— BEGIN Given material —
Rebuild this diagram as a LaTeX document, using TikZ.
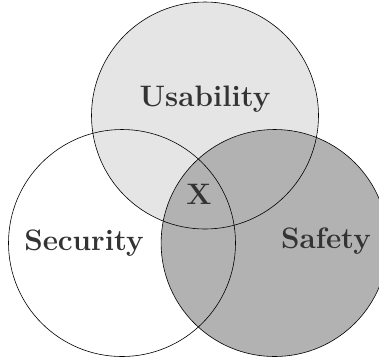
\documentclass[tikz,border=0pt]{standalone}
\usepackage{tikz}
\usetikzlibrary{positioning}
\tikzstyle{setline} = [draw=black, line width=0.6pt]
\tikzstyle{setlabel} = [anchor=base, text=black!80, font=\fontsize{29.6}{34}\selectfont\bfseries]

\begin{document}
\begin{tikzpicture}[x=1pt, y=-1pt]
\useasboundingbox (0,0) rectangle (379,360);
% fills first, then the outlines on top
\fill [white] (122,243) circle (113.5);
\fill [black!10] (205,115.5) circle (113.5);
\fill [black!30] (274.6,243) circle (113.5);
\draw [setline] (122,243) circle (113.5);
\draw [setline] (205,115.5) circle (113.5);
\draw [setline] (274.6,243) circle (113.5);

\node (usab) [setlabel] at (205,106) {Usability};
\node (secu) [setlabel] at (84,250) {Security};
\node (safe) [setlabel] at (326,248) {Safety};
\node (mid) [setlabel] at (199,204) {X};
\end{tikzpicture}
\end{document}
— END Given material —
Make an exact copy of the data above, pictures excluded.

Rebuild this diagram as a LaTeX document, using TikZ.
\documentclass[tikz,border=0pt]{standalone}
\usepackage{tikz}
\usetikzlibrary{positioning}
\tikzstyle{setline} = [draw=black, line width=0.6pt]
\tikzstyle{setlabel} = [anchor=base, text=black!80, font=\fontsize{29.6}{34}\selectfont\bfseries]

\begin{document}
\begin{tikzpicture}[x=1pt, y=-1pt]
\useasboundingbox (0,0) rectangle (379,360);
% fills first, then the outlines on top
\fill [white] (122,243) circle (113.5);
\fill [black!10] (205,115.5) circle (113.5);
\fill [black!30] (274.6,243) circle (113.5);
\draw [setline] (122,243) circle (113.5);
\draw [setline] (205,115.5) circle (113.5);
\draw [setline] (274.6,243) circle (113.5);

\node (usab) [setlabel] at (205,106) {Usability};
\node (secu) [setlabel] at (84,250) {Security};
\node (safe) [setlabel] at (326,248) {Safety};
\node (mid) [setlabel] at (199,204) {X};
\end{tikzpicture}
\end{document}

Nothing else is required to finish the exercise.